These last two months can be counted among the busiest periods in my life to date. With final rounds of book edits, family visits, new clients, continuous cooking classes and non-stop private cooking, it’s been a hectic and exciting time.
My daily routine is starting to feel a bit more like normal and I’m glad to get back to posting here! (Thank you for being such patient readers!) Although you’ve not seen as much from me on my own blog, I’ve been having fun writing posts for the Food Network’s Healthy Eats blog. You can find monthly recipes for smoothies, sweet treats, breakfasts and salads. I also post some healthy eating tips. Hope you can check it out! Below is a peak of some recient recipes you’ll find there.
Since this winter has been extremely cold in New York, many people have been fighting off colds and the flu. This simple miso soup is what I turn to when I’m feeling under the weather and have no time to make dashi (the broth used in traditional miso soups and this one). Although making a dashi has all the added benefits of seaweeds and shitakes, this virtually instant, shortcut version still hits the spot. It manages to clear your head and sooth a sore throat immediately. The best thing about it is that all you need are a few basic ingredients—scallions, fresh ginger, unpasteurized miso and boiling water.
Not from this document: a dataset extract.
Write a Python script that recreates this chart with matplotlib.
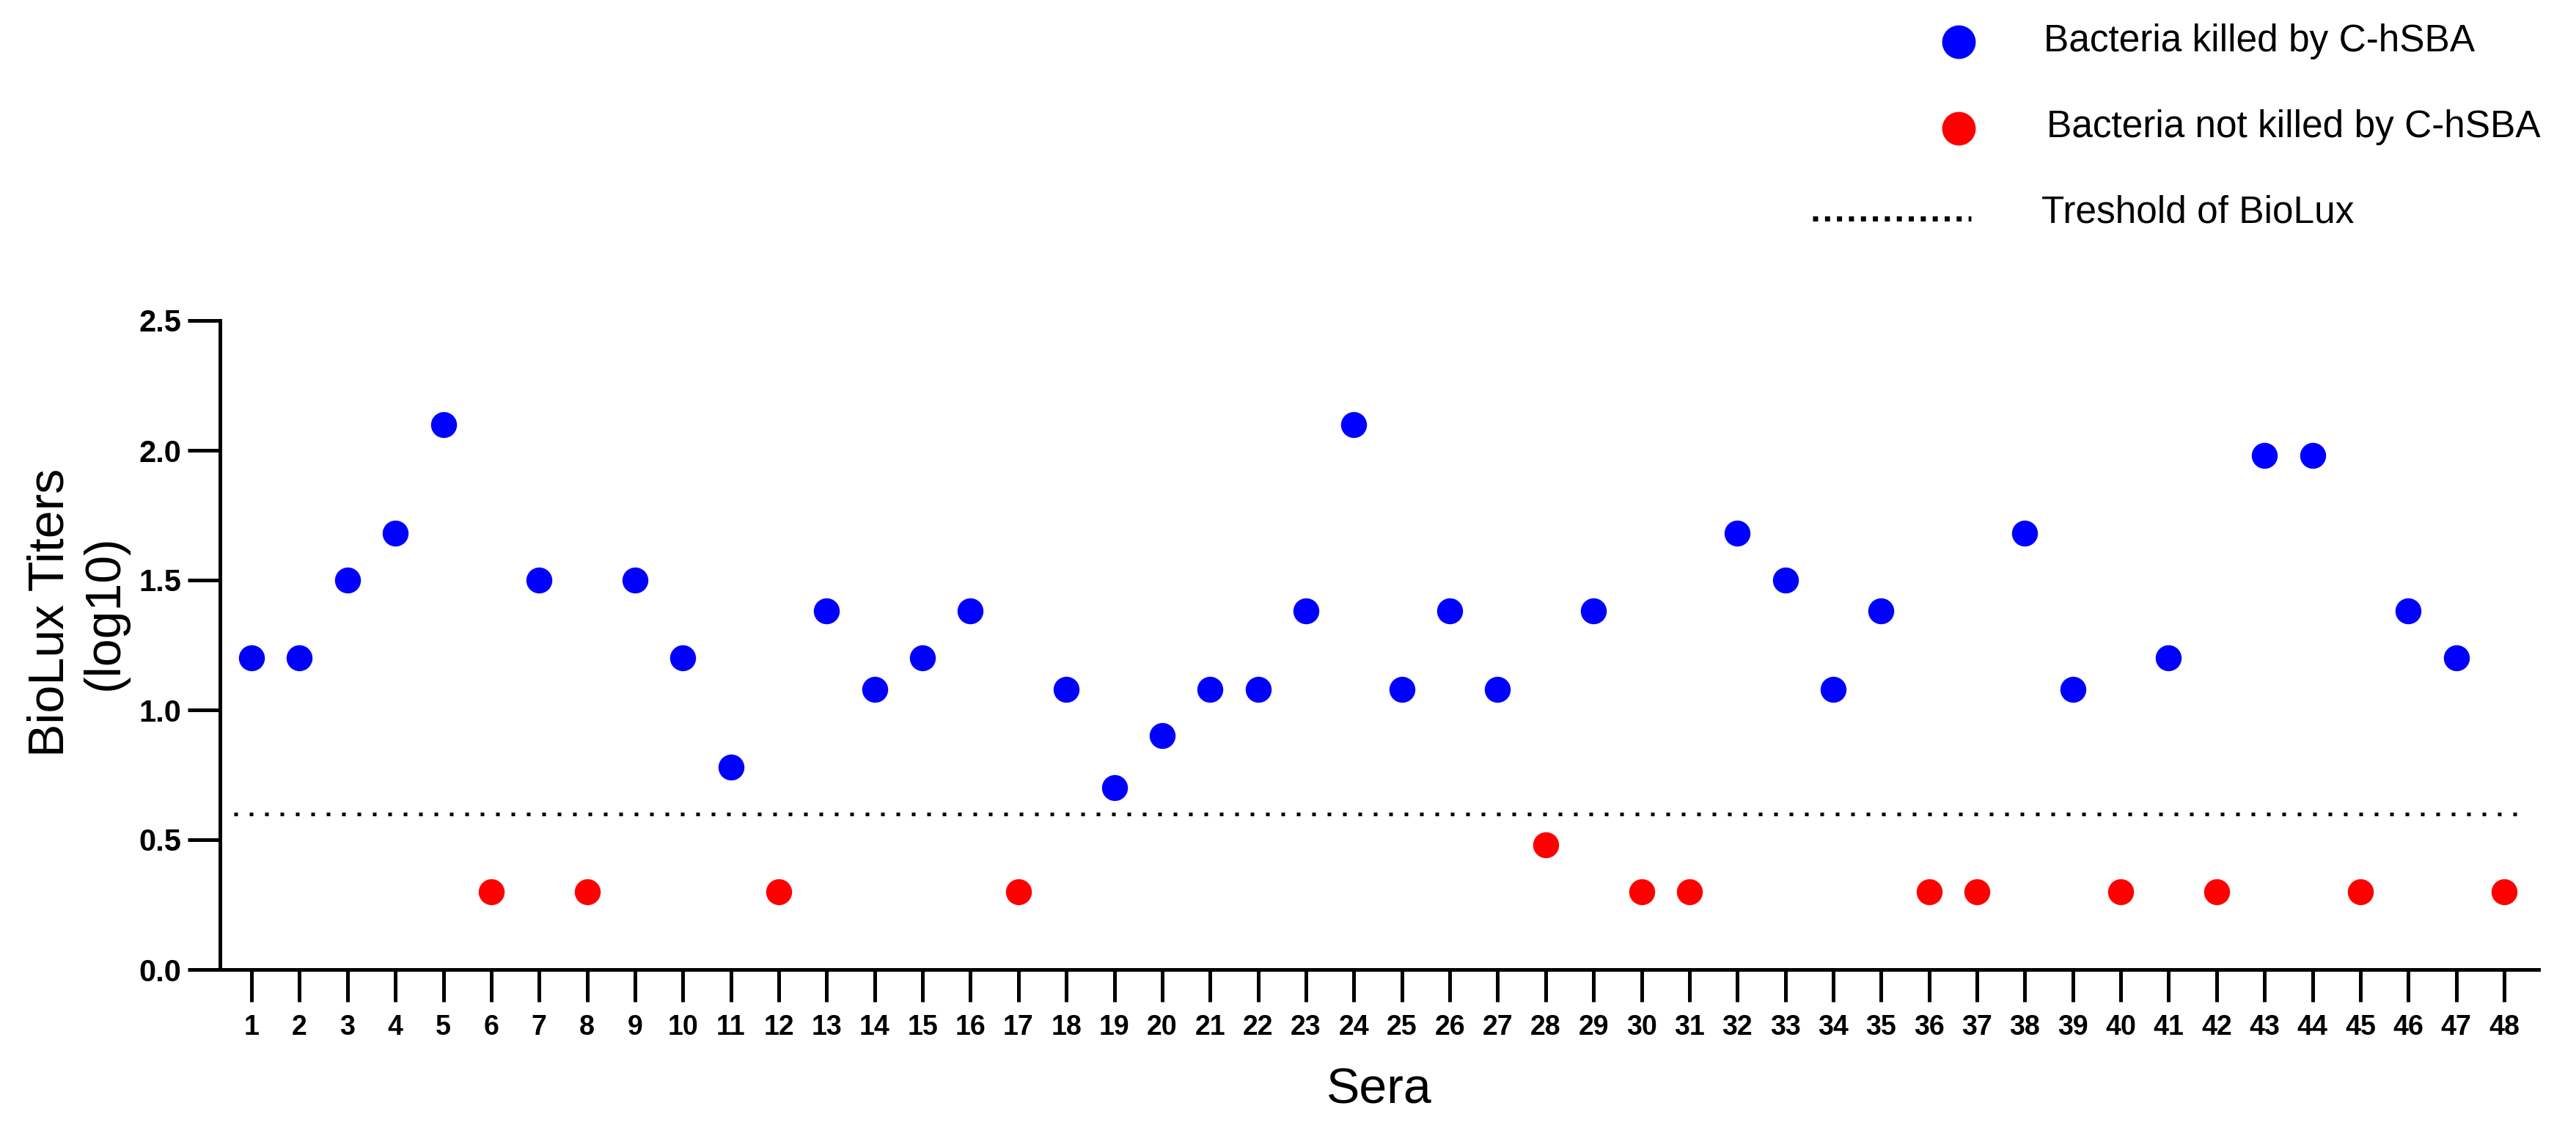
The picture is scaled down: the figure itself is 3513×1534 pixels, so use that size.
import matplotlib
matplotlib.use("Agg")
import matplotlib.pyplot as plt
from matplotlib.lines import Line2D
import numpy as np

# ---- data ----
sera = list(range(1, 49))
titers = [1.20, 1.20, 1.50, 1.68, 2.10, 0.30, 1.50, 0.30, 1.50, 1.20,
          0.78, 0.30, 1.38, 1.08, 1.20, 1.38, 0.30, 1.08, 0.70, 0.90,
          1.08, 1.08, 1.38, 2.10, 1.08, 1.38, 1.08, 0.48, 1.38, 0.30,
          0.30, 1.68, 1.50, 1.08, 1.38, 0.30, 0.30, 1.68, 1.08, 0.30,
          1.20, 0.30, 1.98, 1.98, 0.30, 1.38, 1.20, 0.30]
killed = [1, 1, 1, 1, 1, 0, 1, 0, 1, 1,
          1, 0, 1, 1, 1, 1, 0, 1, 1, 1,
          1, 1, 1, 1, 1, 1, 1, 0, 1, 0,
          0, 1, 1, 1, 1, 0, 0, 1, 1, 0,
          1, 0, 1, 1, 0, 1, 1, 0]
threshold = 0.6
yticks = [0.0, 0.5, 1.0, 1.5, 2.0, 2.5]
legend_labels = ["Bacteria killed by C-hSBA", "Bacteria not killed by C-hSBA", "Treshold of BioLux"]
blue = "#0000FF"
red = "#FF0000"

plt.rcParams['font.family'] = ['Liberation Sans', 'DejaVu Sans']

W, H, DPI = 3513, 1534, 100
fig = plt.figure(figsize=(W / DPI, H / DPI), dpi=DPI)
ax = fig.add_axes([300 / W, 1 - 1322 / H, (3462 - 300) / W, (1322 - 437) / H])

sera_a = np.array(sera)
tit_a = np.array(titers)
k_a = np.array(killed).astype(bool)

ax.plot(sera_a[k_a], tit_a[k_a], 'o', color=blue, ms=25.5, mew=0, ls='none', zorder=3)
ax.plot(sera_a[~k_a], tit_a[~k_a], 'o', color=red, ms=25.5, mew=0, ls='none', zorder=3)
ax.axhline(threshold, xmin=0.006, xmax=0.993, color='black', lw=3.6,
           ls=(0, (1, 3.2)), dash_capstyle='butt', zorder=2)

ax.set_xlim(0.34, 48.72)
ax.set_ylim(0, 2.5)
ax.set_xticks(sera)
ax.set_xticklabels([str(s) for s in sera], fontsize=27, fontweight='bold')
ax.set_yticks(yticks)
ax.set_yticklabels([f"{v:.1f}" for v in yticks], fontsize=30, fontweight='bold')

for s in ['top', 'right']:
    ax.spines[s].set_visible(False)
for s in ['left', 'bottom']:
    ax.spines[s].set_linewidth(3.6)
    ax.spines[s].set_color('black')
ax.tick_params(axis='x', length=32, width=3.6, pad=12, colors='black')
ax.tick_params(axis='y', length=32, width=3.6, pad=6, colors='black')

ax.set_ylabel("BioLux Titers\n(log10)", fontsize=49, linespacing=1.2)
ax.yaxis.label.set_va('center')
ax.yaxis.set_label_coords(-0.0614, 0.5503)
ax.set_xlabel("Sera", fontsize=49)
ax.xaxis.set_label_coords(0.5, -0.150)

# ---- legend (drawn manually at figure level) ----
fig.add_artist(Line2D([2671 / W], [1 - 57 / H], marker='o', ms=33, mew=0,
                      color=blue, ls='none', transform=fig.transFigure))
fig.add_artist(Line2D([2671 / W], [1 - 175 / H], marker='o', ms=33, mew=0,
                      color=red, ls='none', transform=fig.transFigure))
fig.add_artist(Line2D([2472 / W, 2688 / W], [1 - 298 / H, 1 - 298 / H], color='black',
                      lw=5, ls=(0, (1, 1.35)), dash_capstyle='butt',
                      transform=fig.transFigure))
fig.text(2787 / W, 1 - 70 / H, legend_labels[0], fontsize=37, va='baseline', ha='left')
fig.text(2791 / W, 1 - 187 / H, legend_labels[1], fontsize=37, va='baseline', ha='left')
fig.text(2784 / W, 1 - 303 / H, legend_labels[2], fontsize=37, va='baseline', ha='left')

fig.savefig("out.png", dpi=DPI, facecolor='white')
It is very important that the miso you purchase is naturally fermented (traditionally made) and unpasteurized. Traditionally made miso is created by fermenting grains and beans with koji, a culture used in making sake, for 1 to 3 years. This results in a richly flavored paste that can be used in soups, marinades, dressings and sauces. The natural fermentation process breaks the proteins and carbohydrates down into easily assimilated amino acids and provides abundant probiotics to support healthy digestion. Miso has alkalizing properties that help balance acidic conditions in the body that can result from too much stress, sugar and animal products. Creating an alkaline environment helps strengthen the immune system and fight disease.
Since unpasteurized misos contain live active enzymes and probiotics they need to be refrigerated. Look for them in the refrigerator section of health food stores. If they’re stored on a shelf then they’ve been pasteurized and don’t contain all the beneficial bacteria that give miso its special healing properties. Don’t be afraid to stock up on a variety of flavors, as miso will keep in the fridge indefinitely.
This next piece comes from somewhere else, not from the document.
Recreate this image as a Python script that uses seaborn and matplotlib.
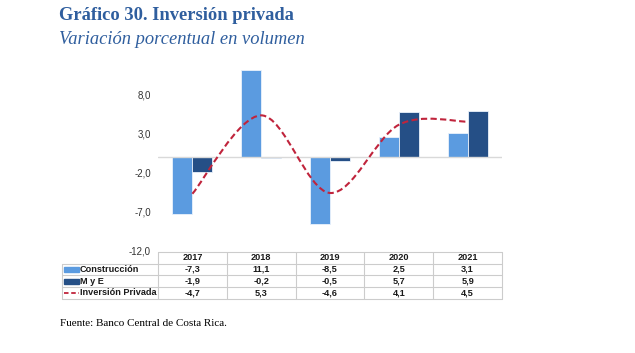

Clockwise from top: aduki bean, sweet white, hearty rown rice and Chickpea.
My favorite brand of miso is South River Miso Co. Their misos are made by hand using traditional methods and organic ingredients. They make classic misos like sweet white miso and barley, and they also have many different flavors that can turn the simplest of miso soups into a culinary delight. Look out for their aduki, dandelion leek, golden millet and their newest addition garlic red pepper (which I’m yet to try!). I find their miso is less strong than other types I’ve used, so I often use more. Their misos also contain the hulls from the grains and beans giving them more texture and an aerated quality.
It’s also great that South River Miso is packaged in glass jars, since fermented products tend to leech plastic chemicals into food. Given this, it’s a good idea to transfer any miso you do buy in plastic to a glass container.
Photos by Stephen Johnson
Virtually instant miso soup
Keep in mind that the longer aged, darker misos have a stronger flavor than white and light colored miso, so start with less and add more to taste. I also find I need a heaping tablespoon of most of the South River Miso flavors.
When I’m fighting off a cold I sometimes add a pinch of cayenne pepper and some crushed garlic to this mixture.
1 scant tablespoon unpasteurized miso, any flavor
1 cup boiling water
2 to 3 teaspoons finely grated ginger
Large pinch sliced scallions
Place miso in a mug, add boiling water and stir to dissolve. Squeeze grated ginger over cup to extract juice. Stir in scallions and drink hot. Add more boiling water or miso to taste.